TASK STATEMENT: Set the listing down again in full, word for word, with the pictures left out.

Some records:
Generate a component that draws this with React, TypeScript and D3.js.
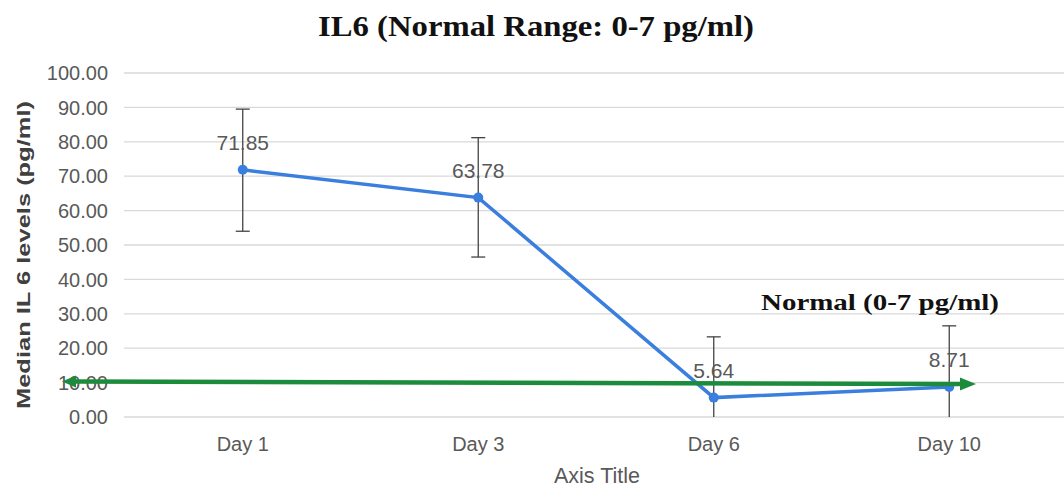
import React from "react";
import * as d3 from "d3";

const categories = ["Day 1", "Day 3", "Day 6", "Day 10"];
const medians = [71.85, 63.78, 5.64, 8.71];
const errUpper = [89.5, 81.2, 23.3, 26.5];
const errLower = [54.0, 46.5, 0, 0];
const yTicks = [0, 10, 20, 30, 40, 50, 60, 70, 80, 90, 100];
const normalValue = 10;

const W = 1064;
const H = 489;

export default function App() {
  const x = d3.scaleBand<string>().domain(categories).range([125, 1067]);
  const y = d3.scaleLinear().domain([0, 100]).range([417, 73]);
  const cx = (c: string) => (x(c) as number) + x.bandwidth() / 2;
  const line = d3
    .line<number>()
    .x((_, i) => cx(categories[i]))
    .y((d) => y(d));
  const gray = "#595959";
  const font = "Liberation Sans, Arial, sans-serif";
  const serif = "Liberation Serif, Times New Roman, serif";
  const green = "#1c8c3c";
  const blue = "#3a7ede";
  const gY = y(normalValue);

  return (
    <svg
      width={W}
      height={H}
      style={{ position: "absolute", left: 0, top: 0, background: "#fff" }}
    >
      <rect width={W} height={H} fill="#fff" />
      <text
        x={536}
        y={36}
        textAnchor="middle"
        fontFamily={serif}
        fontWeight="bold"
        fontSize={30}
        textLength={436}
        lengthAdjust="spacingAndGlyphs"
        fill="#111"
      >
        IL6 (Normal Range: 0-7 pg/ml)
      </text>
      {yTicks.map((t) => (
        <g key={t}>
          <line x1={124} x2={W} y1={y(t)} y2={y(t)} stroke="#d9d9d9" strokeWidth={1.3} />
          <text
            x={108}
            y={y(t)}
            dy="0.36em"
            textAnchor="end"
            fontFamily={font}
            fontSize={20}
            fill={gray}
          >
            {t.toFixed(2)}
          </text>
        </g>
      ))}
      <text
        transform={`translate(30,${255}) rotate(-90)`}
        textAnchor="middle"
        fontFamily={font}
        fontWeight="bold"
        fontSize={19}
        textLength={308}
        lengthAdjust="spacingAndGlyphs"
        fill="#404040"
      >
        Median IL 6 levels (pg/ml)
      </text>
      {categories.map((c) => (
        <text
          key={c}
          x={cx(c)}
          y={451}
          textAnchor="middle"
          fontFamily={font}
          fontSize={20}
          fill={gray}
        >
          {c}
        </text>
      ))}
      <text
        x={597}
        y={483}
        textAnchor="middle"
        fontFamily={font}
        fontSize={21.5}
        fill={gray}
      >
        Axis Title
      </text>
      {categories.map((c, i) => {
        const xx = cx(c);
        return (
          <g key={c} stroke="#444" strokeWidth={1.3}>
            <line x1={xx} x2={xx} y1={y(errUpper[i])} y2={y(errLower[i])} />
            <line x1={xx - 7} x2={xx + 7} y1={y(errUpper[i])} y2={y(errUpper[i])} />
            {errLower[i] > 0 && (
              <line x1={xx - 7} x2={xx + 7} y1={y(errLower[i])} y2={y(errLower[i])} />
            )}
          </g>
        );
      })}
      <path d={line(medians) || ""} fill="none" stroke={blue} strokeWidth={3.5} />
      {medians.map((v, i) => (
        <circle key={i} cx={cx(categories[i])} cy={y(v)} r={5} fill={blue} />
      ))}
      {medians.map((v, i) => (
        <text
          key={i}
          x={cx(categories[i])}
          y={y(v) - 20}
          textAnchor="middle"
          fontFamily={font}
          fontSize={21}
          fill={gray}
        >
          {v.toFixed(2)}
        </text>
      ))}
      <line x1={72} x2={962} y1={gY - 1} y2={gY + 1.5} stroke={green} strokeWidth={4.5} />
      <path d={`M62,${gY - 1} L76,${gY - 7} L76,${gY + 5} Z`} fill={green} />
      <path d={`M976,${gY + 1.5} L960,${gY - 5} L960,${gY + 8} Z`} fill={green} />
      <text
        x={761}
        y={310}
        fontFamily={serif}
        fontWeight="bold"
        fontSize={23}
        textLength={238}
        lengthAdjust="spacingAndGlyphs"
        fill="#111"
      >
        Normal (0-7 pg/ml)
      </text>
    </svg>
  );
}
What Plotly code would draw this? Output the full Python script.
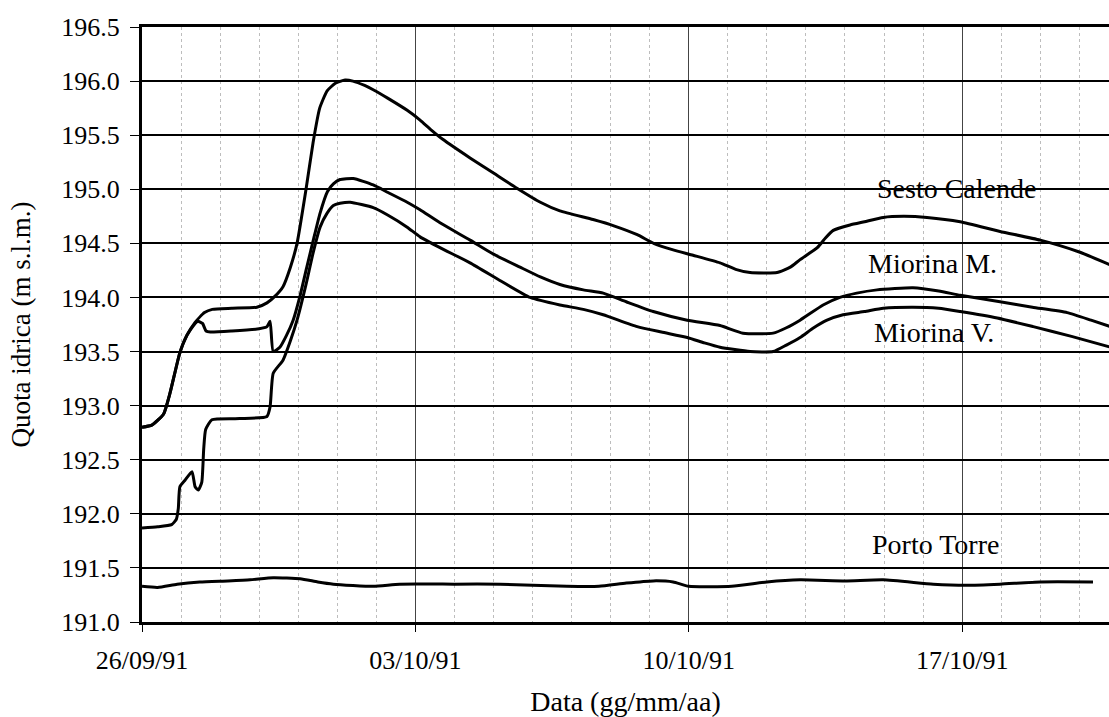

OUTPUT OF THE EXERCISE:
Generate a component that draws this with React, TypeScript and D3.js.
import React from "react";
import * as d3 from "d3";

const categories = ["Day 1", "Day 3", "Day 6", "Day 10"];
const medians = [71.85, 63.78, 5.64, 8.71];
const errUpper = [89.5, 81.2, 23.3, 26.5];
const errLower = [54.0, 46.5, 0, 0];
const yTicks = [0, 10, 20, 30, 40, 50, 60, 70, 80, 90, 100];
const normalValue = 10;

const W = 1064;
const H = 489;

export default function App() {
  const x = d3.scaleBand<string>().domain(categories).range([125, 1067]);
  const y = d3.scaleLinear().domain([0, 100]).range([417, 73]);
  const cx = (c: string) => (x(c) as number) + x.bandwidth() / 2;
  const line = d3
    .line<number>()
    .x((_, i) => cx(categories[i]))
    .y((d) => y(d));
  const gray = "#595959";
  const font = "Liberation Sans, Arial, sans-serif";
  const serif = "Liberation Serif, Times New Roman, serif";
  const green = "#1c8c3c";
  const blue = "#3a7ede";
  const gY = y(normalValue);

  return (
    <svg
      width={W}
      height={H}
      style={{ position: "absolute", left: 0, top: 0, background: "#fff" }}
    >
      <rect width={W} height={H} fill="#fff" />
      <text
        x={536}
        y={36}
        textAnchor="middle"
        fontFamily={serif}
        fontWeight="bold"
        fontSize={30}
        textLength={436}
        lengthAdjust="spacingAndGlyphs"
        fill="#111"
      >
        IL6 (Normal Range: 0-7 pg/ml)
      </text>
      {yTicks.map((t) => (
        <g key={t}>
          <line x1={124} x2={W} y1={y(t)} y2={y(t)} stroke="#d9d9d9" strokeWidth={1.3} />
          <text
            x={108}
            y={y(t)}
            dy="0.36em"
            textAnchor="end"
            fontFamily={font}
            fontSize={20}
            fill={gray}
          >
            {t.toFixed(2)}
          </text>
        </g>
      ))}
      <text
        transform={`translate(30,${255}) rotate(-90)`}
        textAnchor="middle"
        fontFamily={font}
        fontWeight="bold"
        fontSize={19}
        textLength={308}
        lengthAdjust="spacingAndGlyphs"
        fill="#404040"
      >
        Median IL 6 levels (pg/ml)
      </text>
      {categories.map((c) => (
        <text
          key={c}
          x={cx(c)}
          y={451}
          textAnchor="middle"
          fontFamily={font}
          fontSize={20}
          fill={gray}
        >
          {c}
        </text>
      ))}
      <text
        x={597}
        y={483}
        textAnchor="middle"
        fontFamily={font}
        fontSize={21.5}
        fill={gray}
      >
        Axis Title
      </text>
      {categories.map((c, i) => {
        const xx = cx(c);
        return (
          <g key={c} stroke="#444" strokeWidth={1.3}>
            <line x1={xx} x2={xx} y1={y(errUpper[i])} y2={y(errLower[i])} />
            <line x1={xx - 7} x2={xx + 7} y1={y(errUpper[i])} y2={y(errUpper[i])} />
            {errLower[i] > 0 && (
              <line x1={xx - 7} x2={xx + 7} y1={y(errLower[i])} y2={y(errLower[i])} />
            )}
          </g>
        );
      })}
      <path d={line(medians) || ""} fill="none" stroke={blue} strokeWidth={3.5} />
      {medians.map((v, i) => (
        <circle key={i} cx={cx(categories[i])} cy={y(v)} r={5} fill={blue} />
      ))}
      {medians.map((v, i) => (
        <text
          key={i}
          x={cx(categories[i])}
          y={y(v) - 20}
          textAnchor="middle"
          fontFamily={font}
          fontSize={21}
          fill={gray}
        >
          {v.toFixed(2)}
        </text>
      ))}
      <line x1={72} x2={962} y1={gY - 1} y2={gY + 1.5} stroke={green} strokeWidth={4.5} />
      <path d={`M62,${gY - 1} L76,${gY - 7} L76,${gY + 5} Z`} fill={green} />
      <path d={`M976,${gY + 1.5} L960,${gY - 5} L960,${gY + 8} Z`} fill={green} />
      <text
        x={761}
        y={310}
        fontFamily={serif}
        fontWeight="bold"
        fontSize={23}
        textLength={238}
        lengthAdjust="spacingAndGlyphs"
        fill="#111"
      >
        Normal (0-7 pg/ml)
      </text>
    </svg>
  );
}
What Plotly code would draw this? Output the full Python script.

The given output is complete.